TO BE DONE |
Work out how many lines of the material below mention the word "matplotlib"; reply with the number only.

EXERCISE MATERIALS |
Start
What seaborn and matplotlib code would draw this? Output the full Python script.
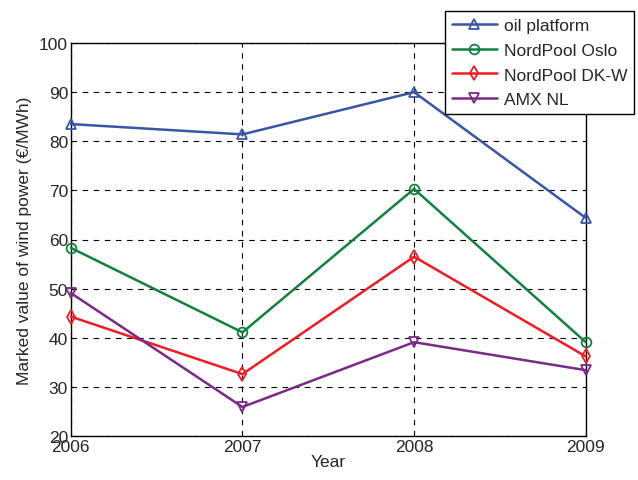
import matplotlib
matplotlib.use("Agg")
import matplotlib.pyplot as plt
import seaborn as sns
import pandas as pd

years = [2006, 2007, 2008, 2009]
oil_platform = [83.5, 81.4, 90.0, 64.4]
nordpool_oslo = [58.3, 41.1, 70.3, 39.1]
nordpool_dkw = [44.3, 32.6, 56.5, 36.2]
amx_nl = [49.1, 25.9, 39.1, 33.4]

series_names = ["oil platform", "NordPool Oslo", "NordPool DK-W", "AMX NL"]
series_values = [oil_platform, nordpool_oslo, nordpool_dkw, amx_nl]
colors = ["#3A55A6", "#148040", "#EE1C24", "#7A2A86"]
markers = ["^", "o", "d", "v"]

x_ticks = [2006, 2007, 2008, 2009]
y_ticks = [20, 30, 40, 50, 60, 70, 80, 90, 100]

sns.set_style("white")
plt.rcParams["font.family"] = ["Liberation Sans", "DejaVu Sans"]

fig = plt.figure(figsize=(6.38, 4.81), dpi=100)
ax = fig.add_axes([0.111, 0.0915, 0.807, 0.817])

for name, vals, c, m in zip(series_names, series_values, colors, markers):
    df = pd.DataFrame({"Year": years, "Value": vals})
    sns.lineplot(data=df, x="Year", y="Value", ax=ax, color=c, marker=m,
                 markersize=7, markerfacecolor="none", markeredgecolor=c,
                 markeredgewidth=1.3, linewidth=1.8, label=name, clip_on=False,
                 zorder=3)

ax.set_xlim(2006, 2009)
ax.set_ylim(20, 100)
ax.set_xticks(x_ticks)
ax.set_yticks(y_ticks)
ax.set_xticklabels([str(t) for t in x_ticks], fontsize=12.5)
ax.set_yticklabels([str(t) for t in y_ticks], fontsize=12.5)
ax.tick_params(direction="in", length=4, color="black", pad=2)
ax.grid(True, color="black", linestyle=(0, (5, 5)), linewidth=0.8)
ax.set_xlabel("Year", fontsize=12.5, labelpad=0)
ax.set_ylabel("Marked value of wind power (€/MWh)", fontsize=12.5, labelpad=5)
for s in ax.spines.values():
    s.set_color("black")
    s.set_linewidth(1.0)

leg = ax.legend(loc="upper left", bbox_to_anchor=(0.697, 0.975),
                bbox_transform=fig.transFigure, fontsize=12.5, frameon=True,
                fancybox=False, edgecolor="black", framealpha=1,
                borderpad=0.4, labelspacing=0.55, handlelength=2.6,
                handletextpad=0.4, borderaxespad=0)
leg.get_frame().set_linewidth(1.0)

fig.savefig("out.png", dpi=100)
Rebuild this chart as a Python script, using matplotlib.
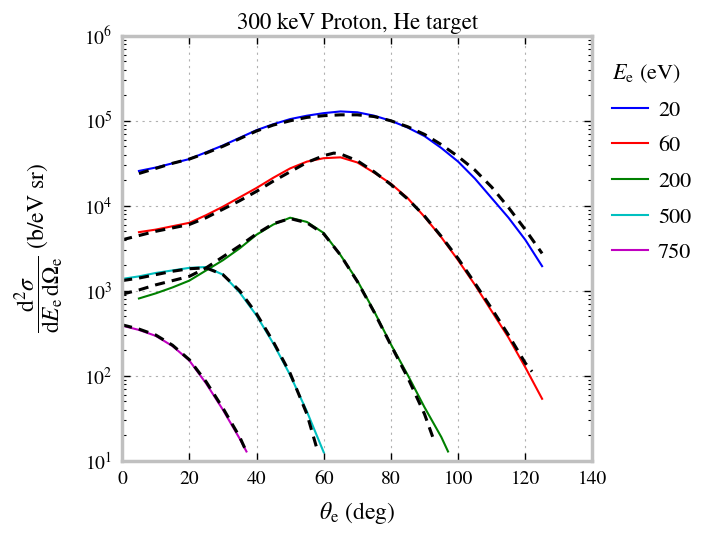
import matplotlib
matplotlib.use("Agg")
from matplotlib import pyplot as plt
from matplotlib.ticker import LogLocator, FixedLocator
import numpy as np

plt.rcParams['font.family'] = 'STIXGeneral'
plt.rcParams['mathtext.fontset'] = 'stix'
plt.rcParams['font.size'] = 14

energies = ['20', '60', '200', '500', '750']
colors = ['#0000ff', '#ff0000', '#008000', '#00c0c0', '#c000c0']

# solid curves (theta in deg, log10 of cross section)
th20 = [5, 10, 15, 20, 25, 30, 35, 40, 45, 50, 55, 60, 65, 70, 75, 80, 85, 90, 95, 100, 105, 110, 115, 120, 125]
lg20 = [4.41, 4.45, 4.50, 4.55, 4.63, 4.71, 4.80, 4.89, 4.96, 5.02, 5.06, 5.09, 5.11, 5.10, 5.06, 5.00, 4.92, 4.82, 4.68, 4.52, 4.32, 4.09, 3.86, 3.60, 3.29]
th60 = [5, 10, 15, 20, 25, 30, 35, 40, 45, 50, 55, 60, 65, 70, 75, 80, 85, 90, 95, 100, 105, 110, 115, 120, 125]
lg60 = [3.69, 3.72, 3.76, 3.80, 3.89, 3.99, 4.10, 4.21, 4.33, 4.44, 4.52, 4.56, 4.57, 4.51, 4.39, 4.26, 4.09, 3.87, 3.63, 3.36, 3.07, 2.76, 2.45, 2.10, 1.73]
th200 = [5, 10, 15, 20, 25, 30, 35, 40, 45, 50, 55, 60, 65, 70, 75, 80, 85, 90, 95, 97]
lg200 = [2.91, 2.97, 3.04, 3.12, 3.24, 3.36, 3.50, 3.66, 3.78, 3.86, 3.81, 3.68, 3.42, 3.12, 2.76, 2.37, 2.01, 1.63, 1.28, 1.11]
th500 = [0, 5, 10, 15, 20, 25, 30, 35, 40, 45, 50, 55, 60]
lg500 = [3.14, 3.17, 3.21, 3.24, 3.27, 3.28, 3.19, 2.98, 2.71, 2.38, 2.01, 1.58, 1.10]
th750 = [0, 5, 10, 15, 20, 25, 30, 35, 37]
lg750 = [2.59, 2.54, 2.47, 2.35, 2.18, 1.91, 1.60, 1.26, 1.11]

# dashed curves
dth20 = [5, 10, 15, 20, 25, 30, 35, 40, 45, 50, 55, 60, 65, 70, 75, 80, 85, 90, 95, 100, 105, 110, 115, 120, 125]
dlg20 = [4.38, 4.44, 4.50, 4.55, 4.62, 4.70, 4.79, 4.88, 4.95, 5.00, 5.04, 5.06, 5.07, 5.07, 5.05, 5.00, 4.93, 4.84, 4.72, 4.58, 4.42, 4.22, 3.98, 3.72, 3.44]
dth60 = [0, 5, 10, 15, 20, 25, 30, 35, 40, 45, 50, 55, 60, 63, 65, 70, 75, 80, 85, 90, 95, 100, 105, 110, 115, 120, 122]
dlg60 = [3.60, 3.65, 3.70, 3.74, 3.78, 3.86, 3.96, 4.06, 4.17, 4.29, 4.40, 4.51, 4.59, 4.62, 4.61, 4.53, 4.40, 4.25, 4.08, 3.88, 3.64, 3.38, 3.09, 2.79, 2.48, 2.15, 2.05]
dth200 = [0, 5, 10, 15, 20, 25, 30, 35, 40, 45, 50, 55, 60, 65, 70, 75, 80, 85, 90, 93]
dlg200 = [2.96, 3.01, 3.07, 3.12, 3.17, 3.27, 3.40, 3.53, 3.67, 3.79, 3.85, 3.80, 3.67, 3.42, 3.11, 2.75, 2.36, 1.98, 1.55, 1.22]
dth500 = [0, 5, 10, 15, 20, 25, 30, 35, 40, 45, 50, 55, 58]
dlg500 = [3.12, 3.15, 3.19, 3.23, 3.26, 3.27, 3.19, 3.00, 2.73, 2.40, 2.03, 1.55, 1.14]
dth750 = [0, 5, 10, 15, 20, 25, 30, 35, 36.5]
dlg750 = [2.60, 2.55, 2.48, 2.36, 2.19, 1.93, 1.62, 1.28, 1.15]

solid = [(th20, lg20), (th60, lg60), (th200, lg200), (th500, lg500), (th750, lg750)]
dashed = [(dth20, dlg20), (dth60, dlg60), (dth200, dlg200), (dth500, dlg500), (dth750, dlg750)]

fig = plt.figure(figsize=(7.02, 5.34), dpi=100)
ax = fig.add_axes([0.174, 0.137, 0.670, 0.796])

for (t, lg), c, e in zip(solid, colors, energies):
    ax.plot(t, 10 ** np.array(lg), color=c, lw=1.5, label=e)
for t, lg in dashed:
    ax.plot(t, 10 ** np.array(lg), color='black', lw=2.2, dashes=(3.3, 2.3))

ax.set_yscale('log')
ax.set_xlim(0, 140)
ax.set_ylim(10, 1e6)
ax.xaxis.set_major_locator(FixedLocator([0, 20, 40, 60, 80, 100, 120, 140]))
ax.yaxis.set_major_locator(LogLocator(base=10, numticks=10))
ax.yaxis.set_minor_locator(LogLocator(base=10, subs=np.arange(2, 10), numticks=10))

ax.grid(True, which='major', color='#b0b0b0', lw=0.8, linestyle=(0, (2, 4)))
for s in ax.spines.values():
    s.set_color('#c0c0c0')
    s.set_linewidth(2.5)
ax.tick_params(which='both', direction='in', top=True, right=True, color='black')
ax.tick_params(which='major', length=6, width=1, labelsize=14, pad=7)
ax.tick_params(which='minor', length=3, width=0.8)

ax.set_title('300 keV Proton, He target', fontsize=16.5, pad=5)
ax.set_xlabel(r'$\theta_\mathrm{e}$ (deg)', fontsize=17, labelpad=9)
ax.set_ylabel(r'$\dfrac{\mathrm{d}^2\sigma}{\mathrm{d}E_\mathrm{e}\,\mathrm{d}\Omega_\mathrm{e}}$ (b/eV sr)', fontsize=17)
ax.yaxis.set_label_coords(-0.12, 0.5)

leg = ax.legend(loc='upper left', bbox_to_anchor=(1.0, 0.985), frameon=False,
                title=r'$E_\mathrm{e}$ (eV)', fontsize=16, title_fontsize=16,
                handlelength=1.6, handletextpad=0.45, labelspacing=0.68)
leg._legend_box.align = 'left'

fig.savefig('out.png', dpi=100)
End
TASK OUTPUT |
9